Given material ▸

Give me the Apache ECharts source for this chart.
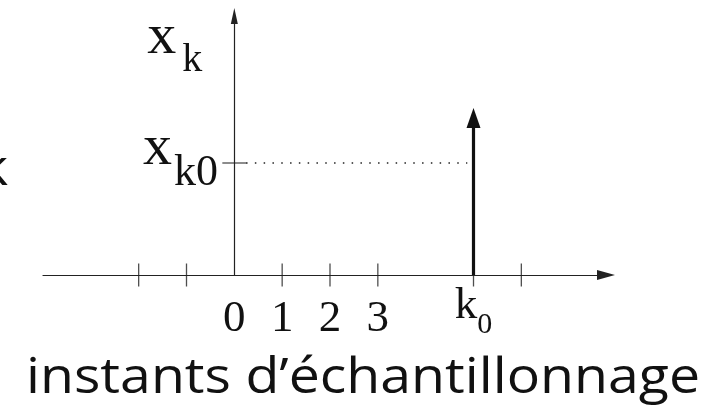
<!DOCTYPE html>
<html>
<head>
<meta charset="utf-8">
<title>instants d’échantillonnage</title>
<script src="https://cdn.jsdelivr.net/npm/echarts@6/dist/echarts.min.js"></script>
<style>
  html, body { margin: 0; padding: 0; background: #fff; }
  #chart { width: 724px; height: 405px; }
</style>
</head>
<body>
<div id="chart"></div>
<script>
// Sample index axis (k) and amplitude axis (x_k)
const kRange = [-4, 7.77];
const xRange = [0, 5.18];

// Tick marks on the k axis, and the labelled sample instants
const kTicks = [-2, -1, 1, 2, 3, 5, 6];
const kLabelValues = [0, 1, 2, 3, 5];
const kLabelTexts = ['0', '1', '2', '3', 'k0'];

// Single impulse at k0 and the reference level x_k0
const k0 = 5;
const impulseValue = 3.34;
const xk0 = 2.24;
const guideFrom = 0.245;
const guideTo = 4.87;

const titleText = 'instants d’échantillonnage';

const ink = '#111';
const axisInk = '#222';
const serif = '"Liberation Serif", "DejaVu Serif", serif';
const sansFamily = 'Open Sans';

// Fit the caption to its horizontal span
function measure(text, font) {
  const c = document.createElement('canvas').getContext('2d');
  c.font = font;
  return c.measureText(text).width;
}
const titleSize = 50;
const titleSpan = 674;
const titleScale = titleSpan / measure(titleText, titleSize + 'px "' + sansFamily + '"');

const gridLeft = 43;

const chart = echarts.init(document.getElementById('chart'), null, { renderer: 'canvas' });

const option = {
  animation: false,
  backgroundColor: '#fff',
  grid: { left: gridLeft, right: 118, top: 16, bottom: 130, containLabel: false, outerBoundsMode: 'none' },
  xAxis: {
    type: 'value',
    min: kRange[0],
    max: kRange[1],
    splitLine: { show: false },
    axisTick: { show: false },
    axisLine: {
      onZero: true,
      lineStyle: { color: axisInk, width: 1.2 },
      symbol: ['none', 'triangle'],
      symbolSize: [10, 18]
    },
    axisLabel: {
      customValues: kLabelValues,
      margin: 8,
      color: ink,
      hideOverlap: false,
      formatter: function (v) {
        const t = kLabelTexts[kLabelValues.indexOf(v)];
        if (t === undefined) return '';
        if (t.length > 1) return '{k|' + t[0] + '}{s|' + t.slice(1) + '}';
        return '{d|' + t + '}';
      },
      rich: {
        d: { fontFamily: serif, fontSize: 45, lineHeight: 60, verticalAlign: 'top', padding: [14, 0, 0, 0], color: ink },
        k: { fontFamily: serif, fontSize: 45, lineHeight: 60, verticalAlign: 'top', padding: [1, 0, 0, 0], color: ink },
        s: { fontFamily: serif, fontSize: 30, lineHeight: 60, verticalAlign: 'top', padding: [27, 0, 0, 0], color: ink }
      }
    }
  },
  yAxis: {
    type: 'value',
    min: xRange[0],
    max: xRange[1],
    splitLine: { show: false },
    axisTick: { show: false },
    axisLine: {
      onZero: true,
      lineStyle: { color: axisInk, width: 1.2 },
      symbol: ['none', 'triangle'],
      symbolSize: [7, 16]
    },
    name: '{x|x}{s|k}',
    nameLocation: 'end',
    nameGap: 7,
    nameMoveOverlap: false,
    nameTextStyle: {
      align: 'right',
      verticalAlign: 'top',
      padding: [0, 32, 0, 0],
      rich: {
        x: { fontFamily: serif, fontSize: 58, lineHeight: 72, verticalAlign: 'top', padding: [0, 6, 0, 0], color: ink },
        s: { fontFamily: serif, fontSize: 40, lineHeight: 72, verticalAlign: 'top', padding: [31, 0, 0, 0], color: ink }
      }
    },
    axisLabel: {
      customValues: [xk0],
      // labels sit at the grid edge; pull this one across to the k = 0 axis
      margin: gridLeft - 218,
      hideOverlap: false,
      formatter: function () { return '{x|x}{s|k0}'; },
      rich: {
        x: { fontFamily: serif, fontSize: 58, lineHeight: 100, verticalAlign: 'top', padding: [7, 2, 0, 0], color: ink },
        s: { fontFamily: serif, fontSize: 44, lineHeight: 100, verticalAlign: 'top', padding: [38, 0, 0, 0], color: ink }
      }
    }
  },
  graphic: [
    {
      type: 'text',
      x: 26,
      y: 379,
      scaleX: titleScale,
      style: {
        text: titleText,
        fontSize: titleSize,
        fontFamily: sansFamily,
        fill: ink,
        align: 'left',
        verticalAlign: 'middle',
        textAlign: 'left',
        textVerticalAlign: 'middle'
      }
    },
    {
      type: 'text',
      x: 8,
      y: 171,
      scaleX: titleScale,
      style: {
        text: 'k',
        fontSize: titleSize,
        fontFamily: sansFamily,
        fill: ink,
        align: 'right',
        verticalAlign: 'middle',
        textAlign: 'right',
        textVerticalAlign: 'middle'
      }
    }
  ],
  series: [
    {
      // crossing tick marks on the k axis
      type: 'scatter',
      silent: true,
      symbol: 'rect',
      symbolSize: [1.3, 23],
      itemStyle: { color: axisInk },
      data: kTicks.map(function (k) { return [k, 0]; }),
      z: 3
    },
    {
      // tick mark for the level x_k0
      type: 'scatter',
      silent: true,
      symbol: 'rect',
      symbolSize: [24, 1.3],
      itemStyle: { color: axisInk },
      data: [[0, xk0]],
      z: 3
    },
    {
      // dotted guide from the x_k0 level
      type: 'line',
      silent: true,
      symbol: 'none',
      lineStyle: { color: axisInk, width: 1.3, type: [1.5, 7.3] },
      data: [[guideFrom, xk0], [guideTo, xk0]],
      z: 2
    },
    {
      // the impulse at k0, drawn as an arrow
      type: 'custom',
      silent: true,
      data: [[k0, impulseValue]],
      renderItem: function (params, api) {
        const base = api.coord([api.value(0), 0]);
        const tip = api.coord([api.value(0), api.value(1)]);
        const headLen = 20, headHalf = 7;
        return {
          type: 'group',
          children: [
            {
              type: 'line',
              shape: { x1: base[0], y1: base[1], x2: tip[0], y2: tip[1] + headLen - 1 },
              style: { stroke: ink, lineWidth: 3.2 }
            },
            {
              type: 'polygon',
              shape: { points: [[tip[0] - headHalf, tip[1] + headLen], [tip[0] + headHalf, tip[1] + headLen], [tip[0], tip[1]]] },
              style: { fill: ink }
            }
          ]
        };
      },
      z: 4
    }
  ]
};

chart.setOption(option);
</script>
</body>
</html>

Instruction ▸ Omit the pictures, then quote the rest of the material above exactly.

Solution for this task ▸
Give me the Apache ECharts source for this chart.
<!DOCTYPE html>
<html>
<head>
<meta charset="utf-8">
<title>instants d’échantillonnage</title>
<script src="https://cdn.jsdelivr.net/npm/echarts@6/dist/echarts.min.js"></script>
<style>
  html, body { margin: 0; padding: 0; background: #fff; }
  #chart { width: 724px; height: 405px; }
</style>
</head>
<body>
<div id="chart"></div>
<script>
// Sample index axis (k) and amplitude axis (x_k)
const kRange = [-4, 7.77];
const xRange = [0, 5.18];

// Tick marks on the k axis, and the labelled sample instants
const kTicks = [-2, -1, 1, 2, 3, 5, 6];
const kLabelValues = [0, 1, 2, 3, 5];
const kLabelTexts = ['0', '1', '2', '3', 'k0'];

// Single impulse at k0 and the reference level x_k0
const k0 = 5;
const impulseValue = 3.34;
const xk0 = 2.24;
const guideFrom = 0.245;
const guideTo = 4.87;

const titleText = 'instants d’échantillonnage';

const ink = '#111';
const axisInk = '#222';
const serif = '"Liberation Serif", "DejaVu Serif", serif';
const sansFamily = 'Open Sans';

// Fit the caption to its horizontal span
function measure(text, font) {
  const c = document.createElement('canvas').getContext('2d');
  c.font = font;
  return c.measureText(text).width;
}
const titleSize = 50;
const titleSpan = 674;
const titleScale = titleSpan / measure(titleText, titleSize + 'px "' + sansFamily + '"');

const gridLeft = 43;

const chart = echarts.init(document.getElementById('chart'), null, { renderer: 'canvas' });

const option = {
  animation: false,
  backgroundColor: '#fff',
  grid: { left: gridLeft, right: 118, top: 16, bottom: 130, containLabel: false, outerBoundsMode: 'none' },
  xAxis: {
    type: 'value',
    min: kRange[0],
    max: kRange[1],
    splitLine: { show: false },
    axisTick: { show: false },
    axisLine: {
      onZero: true,
      lineStyle: { color: axisInk, width: 1.2 },
      symbol: ['none', 'triangle'],
      symbolSize: [10, 18]
    },
    axisLabel: {
      customValues: kLabelValues,
      margin: 8,
      color: ink,
      hideOverlap: false,
      formatter: function (v) {
        const t = kLabelTexts[kLabelValues.indexOf(v)];
        if (t === undefined) return '';
        if (t.length > 1) return '{k|' + t[0] + '}{s|' + t.slice(1) + '}';
        return '{d|' + t + '}';
      },
      rich: {
        d: { fontFamily: serif, fontSize: 45, lineHeight: 60, verticalAlign: 'top', padding: [14, 0, 0, 0], color: ink },
        k: { fontFamily: serif, fontSize: 45, lineHeight: 60, verticalAlign: 'top', padding: [1, 0, 0, 0], color: ink },
        s: { fontFamily: serif, fontSize: 30, lineHeight: 60, verticalAlign: 'top', padding: [27, 0, 0, 0], color: ink }
      }
    }
  },
  yAxis: {
    type: 'value',
    min: xRange[0],
    max: xRange[1],
    splitLine: { show: false },
    axisTick: { show: false },
    axisLine: {
      onZero: true,
      lineStyle: { color: axisInk, width: 1.2 },
      symbol: ['none', 'triangle'],
      symbolSize: [7, 16]
    },
    name: '{x|x}{s|k}',
    nameLocation: 'end',
    nameGap: 7,
    nameMoveOverlap: false,
    nameTextStyle: {
      align: 'right',
      verticalAlign: 'top',
      padding: [0, 32, 0, 0],
      rich: {
        x: { fontFamily: serif, fontSize: 58, lineHeight: 72, verticalAlign: 'top', padding: [0, 6, 0, 0], color: ink },
        s: { fontFamily: serif, fontSize: 40, lineHeight: 72, verticalAlign: 'top', padding: [31, 0, 0, 0], color: ink }
      }
    },
    axisLabel: {
      customValues: [xk0],
      // labels sit at the grid edge; pull this one across to the k = 0 axis
      margin: gridLeft - 218,
      hideOverlap: false,
      formatter: function () { return '{x|x}{s|k0}'; },
      rich: {
        x: { fontFamily: serif, fontSize: 58, lineHeight: 100, verticalAlign: 'top', padding: [7, 2, 0, 0], color: ink },
        s: { fontFamily: serif, fontSize: 44, lineHeight: 100, verticalAlign: 'top', padding: [38, 0, 0, 0], color: ink }
      }
    }
  },
  graphic: [
    {
      type: 'text',
      x: 26,
      y: 379,
      scaleX: titleScale,
      style: {
        text: titleText,
        fontSize: titleSize,
        fontFamily: sansFamily,
        fill: ink,
        align: 'left',
        verticalAlign: 'middle',
        textAlign: 'left',
        textVerticalAlign: 'middle'
      }
    },
    {
      type: 'text',
      x: 8,
      y: 171,
      scaleX: titleScale,
      style: {
        text: 'k',
        fontSize: titleSize,
        fontFamily: sansFamily,
        fill: ink,
        align: 'right',
        verticalAlign: 'middle',
        textAlign: 'right',
        textVerticalAlign: 'middle'
      }
    }
  ],
  series: [
    {
      // crossing tick marks on the k axis
      type: 'scatter',
      silent: true,
      symbol: 'rect',
      symbolSize: [1.3, 23],
      itemStyle: { color: axisInk },
      data: kTicks.map(function (k) { return [k, 0]; }),
      z: 3
    },
    {
      // tick mark for the level x_k0
      type: 'scatter',
      silent: true,
      symbol: 'rect',
      symbolSize: [24, 1.3],
      itemStyle: { color: axisInk },
      data: [[0, xk0]],
      z: 3
    },
    {
      // dotted guide from the x_k0 level
      type: 'line',
      silent: true,
      symbol: 'none',
      lineStyle: { color: axisInk, width: 1.3, type: [1.5, 7.3] },
      data: [[guideFrom, xk0], [guideTo, xk0]],
      z: 2
    },
    {
      // the impulse at k0, drawn as an arrow
      type: 'custom',
      silent: true,
      data: [[k0, impulseValue]],
      renderItem: function (params, api) {
        const base = api.coord([api.value(0), 0]);
        const tip = api.coord([api.value(0), api.value(1)]);
        const headLen = 20, headHalf = 7;
        return {
          type: 'group',
          children: [
            {
              type: 'line',
              shape: { x1: base[0], y1: base[1], x2: tip[0], y2: tip[1] + headLen - 1 },
              style: { stroke: ink, lineWidth: 3.2 }
            },
            {
              type: 'polygon',
              shape: { points: [[tip[0] - headHalf, tip[1] + headLen], [tip[0] + headHalf, tip[1] + headLen], [tip[0], tip[1]]] },
              style: { fill: ink }
            }
          ]
        };
      },
      z: 4
    }
  ]
};

chart.setOption(option);
</script>
</body>
</html>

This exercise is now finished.